## Given problem
Restate the listing that follows word for word, without its pictures.
<<<<
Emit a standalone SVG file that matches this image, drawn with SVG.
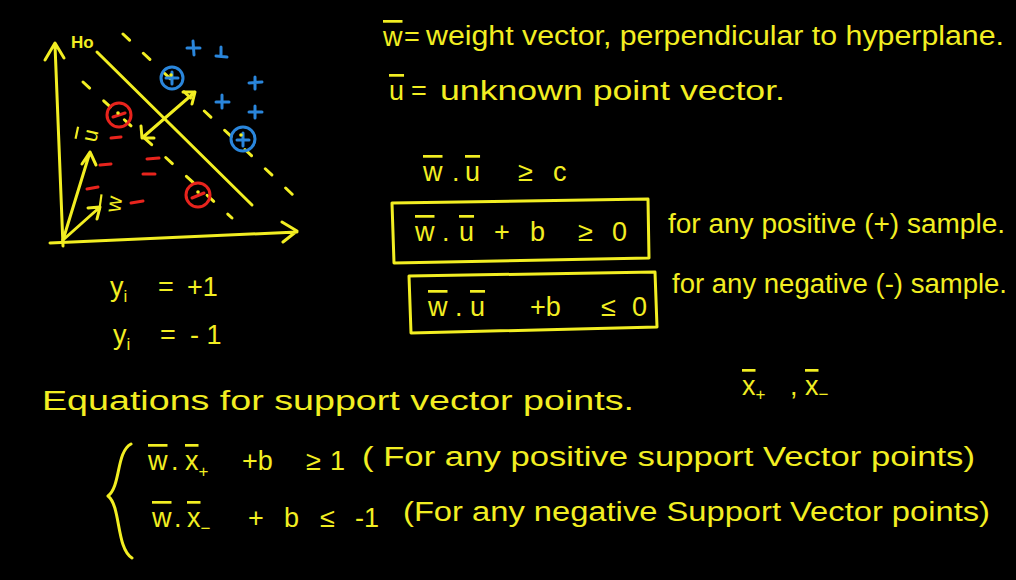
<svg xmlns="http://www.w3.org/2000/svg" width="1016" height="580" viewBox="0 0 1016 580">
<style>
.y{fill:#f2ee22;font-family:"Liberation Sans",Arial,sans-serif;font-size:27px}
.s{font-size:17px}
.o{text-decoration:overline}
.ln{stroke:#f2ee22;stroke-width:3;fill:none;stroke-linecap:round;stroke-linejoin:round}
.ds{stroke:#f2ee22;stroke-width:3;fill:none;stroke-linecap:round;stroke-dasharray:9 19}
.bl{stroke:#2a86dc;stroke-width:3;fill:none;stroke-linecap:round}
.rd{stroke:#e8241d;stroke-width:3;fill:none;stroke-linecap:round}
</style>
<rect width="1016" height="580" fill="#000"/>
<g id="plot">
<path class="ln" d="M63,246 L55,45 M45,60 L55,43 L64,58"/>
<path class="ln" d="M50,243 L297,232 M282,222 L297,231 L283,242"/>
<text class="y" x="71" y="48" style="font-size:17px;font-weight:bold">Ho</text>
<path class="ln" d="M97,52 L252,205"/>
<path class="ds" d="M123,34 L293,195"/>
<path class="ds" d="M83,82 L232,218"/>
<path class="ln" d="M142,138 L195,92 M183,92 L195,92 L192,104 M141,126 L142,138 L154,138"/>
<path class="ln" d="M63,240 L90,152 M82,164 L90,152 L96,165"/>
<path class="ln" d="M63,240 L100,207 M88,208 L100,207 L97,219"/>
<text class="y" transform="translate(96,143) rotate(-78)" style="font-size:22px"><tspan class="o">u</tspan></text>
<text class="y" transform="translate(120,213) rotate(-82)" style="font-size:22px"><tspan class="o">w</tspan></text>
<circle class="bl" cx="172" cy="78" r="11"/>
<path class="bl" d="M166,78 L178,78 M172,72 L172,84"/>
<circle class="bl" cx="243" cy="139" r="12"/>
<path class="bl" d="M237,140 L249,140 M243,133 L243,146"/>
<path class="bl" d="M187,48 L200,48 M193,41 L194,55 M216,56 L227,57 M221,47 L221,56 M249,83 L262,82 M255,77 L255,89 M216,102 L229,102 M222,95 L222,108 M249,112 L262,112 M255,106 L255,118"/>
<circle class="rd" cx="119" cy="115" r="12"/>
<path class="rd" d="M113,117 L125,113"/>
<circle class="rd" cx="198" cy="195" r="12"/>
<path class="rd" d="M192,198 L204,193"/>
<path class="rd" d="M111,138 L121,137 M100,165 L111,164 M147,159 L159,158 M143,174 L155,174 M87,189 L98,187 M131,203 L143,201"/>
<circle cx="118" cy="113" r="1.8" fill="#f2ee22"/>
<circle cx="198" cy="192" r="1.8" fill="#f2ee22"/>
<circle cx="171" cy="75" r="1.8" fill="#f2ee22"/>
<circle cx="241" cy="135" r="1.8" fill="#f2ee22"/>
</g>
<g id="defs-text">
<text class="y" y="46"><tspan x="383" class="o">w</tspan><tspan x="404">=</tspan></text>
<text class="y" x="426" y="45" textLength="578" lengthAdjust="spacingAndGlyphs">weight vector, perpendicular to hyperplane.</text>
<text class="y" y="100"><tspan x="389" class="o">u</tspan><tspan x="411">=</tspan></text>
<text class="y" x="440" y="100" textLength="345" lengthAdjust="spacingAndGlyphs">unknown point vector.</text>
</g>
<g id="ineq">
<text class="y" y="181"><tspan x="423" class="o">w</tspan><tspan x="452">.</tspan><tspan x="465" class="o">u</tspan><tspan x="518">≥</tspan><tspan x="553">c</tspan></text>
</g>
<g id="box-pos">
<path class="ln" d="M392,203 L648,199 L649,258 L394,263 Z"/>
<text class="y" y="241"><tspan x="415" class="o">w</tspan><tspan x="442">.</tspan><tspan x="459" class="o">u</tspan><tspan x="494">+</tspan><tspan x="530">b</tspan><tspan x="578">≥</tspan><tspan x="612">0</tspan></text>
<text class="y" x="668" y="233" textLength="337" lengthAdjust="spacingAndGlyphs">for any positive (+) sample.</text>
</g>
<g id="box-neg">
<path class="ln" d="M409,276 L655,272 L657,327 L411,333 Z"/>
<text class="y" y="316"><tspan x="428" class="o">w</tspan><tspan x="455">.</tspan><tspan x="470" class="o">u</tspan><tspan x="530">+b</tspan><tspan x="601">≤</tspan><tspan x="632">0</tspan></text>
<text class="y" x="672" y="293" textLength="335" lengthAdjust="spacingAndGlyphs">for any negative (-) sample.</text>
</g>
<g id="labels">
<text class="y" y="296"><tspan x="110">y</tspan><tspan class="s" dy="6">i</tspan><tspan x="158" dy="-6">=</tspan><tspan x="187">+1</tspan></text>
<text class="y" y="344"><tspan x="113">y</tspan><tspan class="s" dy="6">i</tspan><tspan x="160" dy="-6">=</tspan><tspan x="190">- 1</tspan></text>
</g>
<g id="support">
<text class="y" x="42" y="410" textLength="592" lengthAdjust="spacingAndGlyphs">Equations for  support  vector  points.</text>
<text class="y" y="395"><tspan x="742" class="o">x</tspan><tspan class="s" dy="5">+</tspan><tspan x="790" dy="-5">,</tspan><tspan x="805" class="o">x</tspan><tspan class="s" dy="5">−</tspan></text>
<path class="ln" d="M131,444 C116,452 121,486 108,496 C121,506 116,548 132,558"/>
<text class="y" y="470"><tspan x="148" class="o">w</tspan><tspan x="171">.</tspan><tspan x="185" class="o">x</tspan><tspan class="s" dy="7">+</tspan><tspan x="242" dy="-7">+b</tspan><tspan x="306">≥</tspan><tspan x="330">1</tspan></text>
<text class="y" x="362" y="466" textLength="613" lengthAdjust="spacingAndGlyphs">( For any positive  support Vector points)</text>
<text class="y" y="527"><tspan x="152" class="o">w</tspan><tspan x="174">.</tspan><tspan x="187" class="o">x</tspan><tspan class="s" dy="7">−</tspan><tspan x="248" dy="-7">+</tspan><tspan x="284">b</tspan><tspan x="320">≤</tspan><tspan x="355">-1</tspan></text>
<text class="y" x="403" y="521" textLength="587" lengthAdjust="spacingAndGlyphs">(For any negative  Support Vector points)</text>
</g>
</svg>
>>>>
## Final result
Emit a standalone SVG file that matches this image, drawn with SVG.
<svg xmlns="http://www.w3.org/2000/svg" width="1016" height="580" viewBox="0 0 1016 580">
<style>
.y{fill:#f2ee22;font-family:"Liberation Sans",Arial,sans-serif;font-size:27px}
.s{font-size:17px}
.o{text-decoration:overline}
.ln{stroke:#f2ee22;stroke-width:3;fill:none;stroke-linecap:round;stroke-linejoin:round}
.ds{stroke:#f2ee22;stroke-width:3;fill:none;stroke-linecap:round;stroke-dasharray:9 19}
.bl{stroke:#2a86dc;stroke-width:3;fill:none;stroke-linecap:round}
.rd{stroke:#e8241d;stroke-width:3;fill:none;stroke-linecap:round}
</style>
<rect width="1016" height="580" fill="#000"/>
<g id="plot">
<path class="ln" d="M63,246 L55,45 M45,60 L55,43 L64,58"/>
<path class="ln" d="M50,243 L297,232 M282,222 L297,231 L283,242"/>
<text class="y" x="71" y="48" style="font-size:17px;font-weight:bold">Ho</text>
<path class="ln" d="M97,52 L252,205"/>
<path class="ds" d="M123,34 L293,195"/>
<path class="ds" d="M83,82 L232,218"/>
<path class="ln" d="M142,138 L195,92 M183,92 L195,92 L192,104 M141,126 L142,138 L154,138"/>
<path class="ln" d="M63,240 L90,152 M82,164 L90,152 L96,165"/>
<path class="ln" d="M63,240 L100,207 M88,208 L100,207 L97,219"/>
<text class="y" transform="translate(96,143) rotate(-78)" style="font-size:22px"><tspan class="o">u</tspan></text>
<text class="y" transform="translate(120,213) rotate(-82)" style="font-size:22px"><tspan class="o">w</tspan></text>
<circle class="bl" cx="172" cy="78" r="11"/>
<path class="bl" d="M166,78 L178,78 M172,72 L172,84"/>
<circle class="bl" cx="243" cy="139" r="12"/>
<path class="bl" d="M237,140 L249,140 M243,133 L243,146"/>
<path class="bl" d="M187,48 L200,48 M193,41 L194,55 M216,56 L227,57 M221,47 L221,56 M249,83 L262,82 M255,77 L255,89 M216,102 L229,102 M222,95 L222,108 M249,112 L262,112 M255,106 L255,118"/>
<circle class="rd" cx="119" cy="115" r="12"/>
<path class="rd" d="M113,117 L125,113"/>
<circle class="rd" cx="198" cy="195" r="12"/>
<path class="rd" d="M192,198 L204,193"/>
<path class="rd" d="M111,138 L121,137 M100,165 L111,164 M147,159 L159,158 M143,174 L155,174 M87,189 L98,187 M131,203 L143,201"/>
<circle cx="118" cy="113" r="1.8" fill="#f2ee22"/>
<circle cx="198" cy="192" r="1.8" fill="#f2ee22"/>
<circle cx="171" cy="75" r="1.8" fill="#f2ee22"/>
<circle cx="241" cy="135" r="1.8" fill="#f2ee22"/>
</g>
<g id="defs-text">
<text class="y" y="46"><tspan x="383" class="o">w</tspan><tspan x="404">=</tspan></text>
<text class="y" x="426" y="45" textLength="578" lengthAdjust="spacingAndGlyphs">weight vector, perpendicular to hyperplane.</text>
<text class="y" y="100"><tspan x="389" class="o">u</tspan><tspan x="411">=</tspan></text>
<text class="y" x="440" y="100" textLength="345" lengthAdjust="spacingAndGlyphs">unknown point vector.</text>
</g>
<g id="ineq">
<text class="y" y="181"><tspan x="423" class="o">w</tspan><tspan x="452">.</tspan><tspan x="465" class="o">u</tspan><tspan x="518">≥</tspan><tspan x="553">c</tspan></text>
</g>
<g id="box-pos">
<path class="ln" d="M392,203 L648,199 L649,258 L394,263 Z"/>
<text class="y" y="241"><tspan x="415" class="o">w</tspan><tspan x="442">.</tspan><tspan x="459" class="o">u</tspan><tspan x="494">+</tspan><tspan x="530">b</tspan><tspan x="578">≥</tspan><tspan x="612">0</tspan></text>
<text class="y" x="668" y="233" textLength="337" lengthAdjust="spacingAndGlyphs">for any positive (+) sample.</text>
</g>
<g id="box-neg">
<path class="ln" d="M409,276 L655,272 L657,327 L411,333 Z"/>
<text class="y" y="316"><tspan x="428" class="o">w</tspan><tspan x="455">.</tspan><tspan x="470" class="o">u</tspan><tspan x="530">+b</tspan><tspan x="601">≤</tspan><tspan x="632">0</tspan></text>
<text class="y" x="672" y="293" textLength="335" lengthAdjust="spacingAndGlyphs">for any negative (-) sample.</text>
</g>
<g id="labels">
<text class="y" y="296"><tspan x="110">y</tspan><tspan class="s" dy="6">i</tspan><tspan x="158" dy="-6">=</tspan><tspan x="187">+1</tspan></text>
<text class="y" y="344"><tspan x="113">y</tspan><tspan class="s" dy="6">i</tspan><tspan x="160" dy="-6">=</tspan><tspan x="190">- 1</tspan></text>
</g>
<g id="support">
<text class="y" x="42" y="410" textLength="592" lengthAdjust="spacingAndGlyphs">Equations for  support  vector  points.</text>
<text class="y" y="395"><tspan x="742" class="o">x</tspan><tspan class="s" dy="5">+</tspan><tspan x="790" dy="-5">,</tspan><tspan x="805" class="o">x</tspan><tspan class="s" dy="5">−</tspan></text>
<path class="ln" d="M131,444 C116,452 121,486 108,496 C121,506 116,548 132,558"/>
<text class="y" y="470"><tspan x="148" class="o">w</tspan><tspan x="171">.</tspan><tspan x="185" class="o">x</tspan><tspan class="s" dy="7">+</tspan><tspan x="242" dy="-7">+b</tspan><tspan x="306">≥</tspan><tspan x="330">1</tspan></text>
<text class="y" x="362" y="466" textLength="613" lengthAdjust="spacingAndGlyphs">( For any positive  support Vector points)</text>
<text class="y" y="527"><tspan x="152" class="o">w</tspan><tspan x="174">.</tspan><tspan x="187" class="o">x</tspan><tspan class="s" dy="7">−</tspan><tspan x="248" dy="-7">+</tspan><tspan x="284">b</tspan><tspan x="320">≤</tspan><tspan x="355">-1</tspan></text>
<text class="y" x="403" y="521" textLength="587" lengthAdjust="spacingAndGlyphs">(For any negative  Support Vector points)</text>
</g>
</svg>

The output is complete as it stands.